Is there anything in particular that concerns you about the rapid rate at which our city is growing? What are some of the challenges involved in ensuring that the city continues to grow and scale effectively over time?
The social topics above are certainly top of mind in the discussion around the growth of Seattle. Materials and durability, and the maximum scale of new construction are also concerning, where I fear that we are in a two-dimensional phase in Seattle’s growth, where the character that drew people here is replaced with a repetitive, bottom down formula.
There are fantastic precedents in Chop House Row, Melrose Market, and others that have merged small scale mercantile with residential, street level commercial, and public market space. A Signal project that recently completed DRB was inspired to pursue a similar through-block condition, with the building and commercial entry and garden apartments accessed along a mews in an apartment development in Beacon Hill.

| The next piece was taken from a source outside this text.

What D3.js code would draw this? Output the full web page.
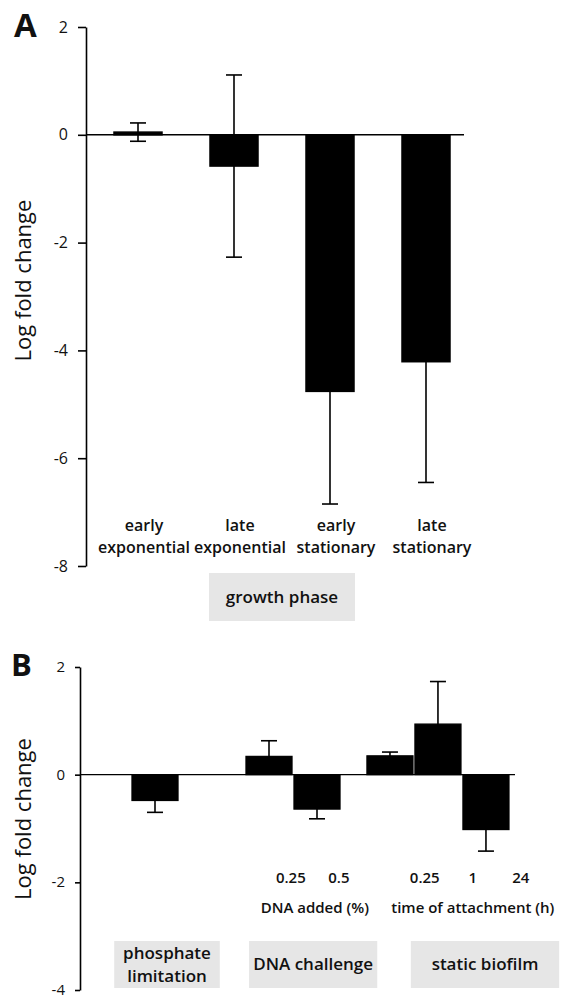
<!DOCTYPE html>
<html><head><meta charset="utf-8">
<script src="https://cdn.jsdelivr.net/npm/d3@7"></script>
<style>
body{margin:0;background:#fff}
svg{display:block}
text{font-family:"Open Sans",sans-serif;fill:#111}
</style>
</head><body>
<svg id="c" width="565" height="999"></svg>
<script>
// ---------- Panel A data ----------
const phasesA = ["early exponential", "late exponential", "early stationary", "late stationary"];
const phaseLinesA = [["early", "exponential"], ["late", "exponential"], ["early", "stationary"], ["late", "stationary"]];
const meansA = [0.05, -0.58, -4.76, -4.21];
const errsA = [0.17, 1.69, 2.09, 2.24];
const ticksA = [2, 0, -2, -4, -6, -8];
const groupA = "growth phase";

// ---------- Panel B data ----------
const conditionsB = ["phosphate limitation", "DNA 0.25%", "DNA 0.5%", "attachment 0.25 h", "attachment 1 h", "attachment 24 h"];
const condGroupB = [0, 1, 1, 2, 2, 2];
const condLabelsB = ["", "0.25", "0.5", "0.25", "1", "24"];
const meansB = [-0.48, 0.34, -0.64, 0.35, 0.94, -1.02];
const errsB = [0.22, 0.29, 0.18, 0.07, 0.79, 0.40];
const groupsB = [["phosphate", "limitation"], ["DNA challenge"], ["static biofilm"]];
const subtitlesB = ["", "DNA added (%)", "time of attachment (h)"];
const ticksB = [2, 0, -2, -4];

// ---------- layout (slot units for panel B) ----------
const groupGapSlotsB = [0, 1.375, 0.52];
const boxSlotsB = [[-0.85, 1.35], [1.96, 4.63], [5.33, 8.42]];
const subtitleSlotB = [null, 3.33, 6.62];

const svg = d3.select("#c");
const fmt = d => String(d);

function styleAxis(g, fs, dy) {
  g.select(".domain").attr("stroke", "#000").attr("stroke-width", 1.6);
  g.selectAll(".tick line").attr("stroke", "#000").attr("stroke-width", 1.6);
  g.selectAll(".tick text").attr("font-size", fs).attr("dy", dy)
    .attr("font-family", '"Open Sans",sans-serif').attr("fill", "#111");
}

function errorBars(g, data, xc, y, cap) {
  const e = g.selectAll("g.err").data(data).join("g").attr("class", "err")
    .attr("stroke", "#000").attr("stroke-width", 1.6);
  e.append("line").attr("x1", d => xc(d)).attr("x2", d => xc(d))
    .attr("y1", d => y(d.m - d.e)).attr("y2", d => y(d.m + d.e));
  e.append("line").attr("x1", d => xc(d) - cap / 2).attr("x2", d => xc(d) + cap / 2)
    .attr("y1", d => y(d.m + d.e)).attr("y2", d => y(d.m + d.e));
  e.append("line").attr("x1", d => xc(d) - cap / 2).attr("x2", d => xc(d) + cap / 2)
    .attr("y1", d => y(d.m - d.e)).attr("y2", d => y(d.m - d.e));
}

// ================= Panel A =================
{
  const axisX = 86;
  const y = d3.scaleLinear().domain([-8, 2]).range([566, 27]);
  const x = d3.scaleBand().domain(phasesA).range([90, 474]).paddingInner(0.5).paddingOuter(0.25);
  const data = phasesA.map((c, i) => ({c, m: meansA[i], e: errsA[i], lines: phaseLinesA[i]}));
  const xc = d => x(d.c) + x.bandwidth() / 2;
  const g = svg.append("g");

  errorBars(g, data, xc, y, 16);
  g.selectAll("rect.bar").data(data).join("rect").attr("class", "bar")
    .attr("x", d => x(d.c)).attr("width", x.bandwidth())
    .attr("y", d => y(Math.max(0, d.m))).attr("height", d => Math.abs(y(d.m) - y(0)))
    .attr("fill", "#000").attr("stroke", "#000").attr("stroke-width", 1.5);
  g.append("line").attr("x1", axisX).attr("x2", x.range()[1] - 10)
    .attr("y1", y(0)).attr("y2", y(0)).attr("stroke", "#000").attr("stroke-width", 1.4);

  const ax = g.append("g").attr("transform", `translate(${axisX},0)`)
    .call(d3.axisLeft(y).tickValues(ticksA).tickSize(8).tickSizeOuter(0).tickPadding(10).tickFormat(fmt));
  styleAxis(ax, 16, "0.32em");

  // category labels
  const lab = g.selectAll("text.cat").data(data).join("text").attr("class", "cat")
    .attr("text-anchor", "middle").attr("font-size", 16).attr("font-weight", 600);
  lab.append("tspan").attr("x", d => xc(d) + 6).attr("y", 531).text(d => d.lines[0]);
  lab.append("tspan").attr("x", d => xc(d) + 6).attr("y", 553).text(d => d.lines[1]);

  // group box
  const mid = d3.mean(data, xc);
  const bw = x.step() * 1.52;
  g.append("rect").attr("x", mid - bw / 2).attr("width", bw).attr("y", 573).attr("height", 48).attr("fill", "#e6e6e6");
  g.append("text").attr("x", mid).attr("y", 603).attr("text-anchor", "middle")
    .attr("font-size", 17).attr("font-weight", 600).text(groupA);

  g.append("text").attr("transform", `translate(31,${(y.range()[0] + y.range()[1]) / 2 - 16}) rotate(-90)`)
    .attr("text-anchor", "middle").attr("font-size", 22).text("Log fold change");
  g.append("text").attr("x", 14).attr("y", 37).attr("font-size", 33).attr("font-weight", 700).text("A");
}

// ================= Panel B =================
{
  const axisX = 80;
  const y = d3.scaleLinear().domain([-4, 2]).range([990, 667]);
  const x = d3.scaleLinear().domain([-1.5625, 7.5]).range([axisX, 515]);
  let cum = 0;
  const groupOffset = groupGapSlotsB.map(gp => (cum += gp));
  const data = conditionsB.map((c, i) => ({c, m: meansB[i], e: errsB[i], slot: i + groupOffset[condGroupB[i]], lab: condLabelsB[i], grp: condGroupB[i]}));
  const xc = d => x(d.slot);
  const bw = x(0.96) - x(0);
  const g = svg.append("g");

  errorBars(g, data, xc, y, 16);
  g.selectAll("rect.bar").data(data).join("rect").attr("class", "bar")
    .attr("x", d => xc(d) - bw / 2).attr("width", bw)
    .attr("y", d => y(Math.max(0, d.m))).attr("height", d => Math.abs(y(d.m) - y(0)))
    .attr("fill", "#000").attr("stroke", "#000").attr("stroke-width", 1.2);
  g.append("line").attr("x1", axisX).attr("x2", x.range()[1])
    .attr("y1", y(0)).attr("y2", y(0)).attr("stroke", "#000").attr("stroke-width", 1.4);

  const ax = g.append("g").attr("transform", `translate(${axisX},0)`)
    .call(d3.axisLeft(y).tickValues(ticksB).tickSize(5).tickSizeOuter(0).tickPadding(10).tickFormat(fmt));
  styleAxis(ax, 15, "0.3em");

  // numeric labels, centred under each group's subtitle
  data.filter(d => d.lab !== "").forEach(d => {
    const members = data.filter(o => o.grp === d.grp);
    const j = members.indexOf(d);
    const cx = x(subtitleSlotB[d.grp] + j - (members.length - 1) / 2);
    g.append("text").attr("x", cx).attr("y", 883).attr("text-anchor", "middle")
      .attr("font-size", 15).attr("font-weight", 600).text(d.lab);
  });
  subtitlesB.forEach((s, i) => {
    if (!s) return;
    g.append("text").attr("x", x(subtitleSlotB[i])).attr("y", 913).attr("text-anchor", "middle")
      .attr("font-size", 15).attr("font-weight", 600).text(s);
  });

  groupsB.forEach((lines, i) => {
    const [a, b] = boxSlotsB[i];
    g.append("rect").attr("x", x(a)).attr("width", x(b) - x(a)).attr("y", 941).attr("height", 47).attr("fill", "#e6e6e6");
    const cx = (x(a) + x(b)) / 2;
    const t = g.append("text").attr("text-anchor", "middle").attr("font-size", 17).attr("font-weight", 600);
    if (lines.length === 2) {
      t.append("tspan").attr("x", cx).attr("y", 959).text(lines[0]);
      t.append("tspan").attr("x", cx).attr("y", 982).text(lines[1]);
    } else {
      t.append("tspan").attr("x", cx).attr("y", 970).text(lines[0]);
    }
  });

  g.append("text").attr("transform", `translate(31,819) rotate(-90)`)
    .attr("text-anchor", "middle").attr("font-size", 22).text("Log fold change");
  g.append("text").attr("x", 11).attr("y", 676).attr("font-size", 31).attr("font-weight", 700).text("B");
}
</script>
</body></html>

The breaking down of scale and introduction of public open space at grade both influenced the architectural expression and the contribution [that] the building and its new population can [provide] for the community.
I see the role of our Design Review Boards as important as ever as the growth continues. They are populated by practitioners who are in the scenes, understanding of the challenges developers and designers face. They provide invaluable critique to design proposals in support of site specific neighborhood character, [and] are figurative referees of the design community.
What in particular excites you about what lies ahead for the growing economic sectors in Seattle?
While the large economic sectors are the most visible in the city, there are integrated community, culture, and business threads that I think reinforce the character of Seattle and have the capability to build sustainable foundations for our neighborhoods. As a development, Chop House Row is a great precedent that integrates public open space, merchant, and residential functions, like what Alley 24 executed in South Lake Union.
The business districts in Beacon Hill, Columbia City, South Park, and Georgetown are thriving with one-of-a-kind small businesses and events. Rainier Avenue Radio and Black and Tan Hall have created powerful voices of culture, craft, and community, and Sawhorse Revolution is preparing the next generation of mindful design/ builders through engagement.
Is there anything else you would like to add or anything else that we should be talking about?
I would like to see more engagement between arts, industry, and economics in development. Over lunch [recently] with Michael Ellsworth from [design agency] Civilization, we talked about creativity being the fuel that inspires innovation. While we are a city that is currently rich with innovation, we questioned how long we can innovate if we continue to replace the creative space with space for innovators. Let’s talk about how we can create space for both to thrive.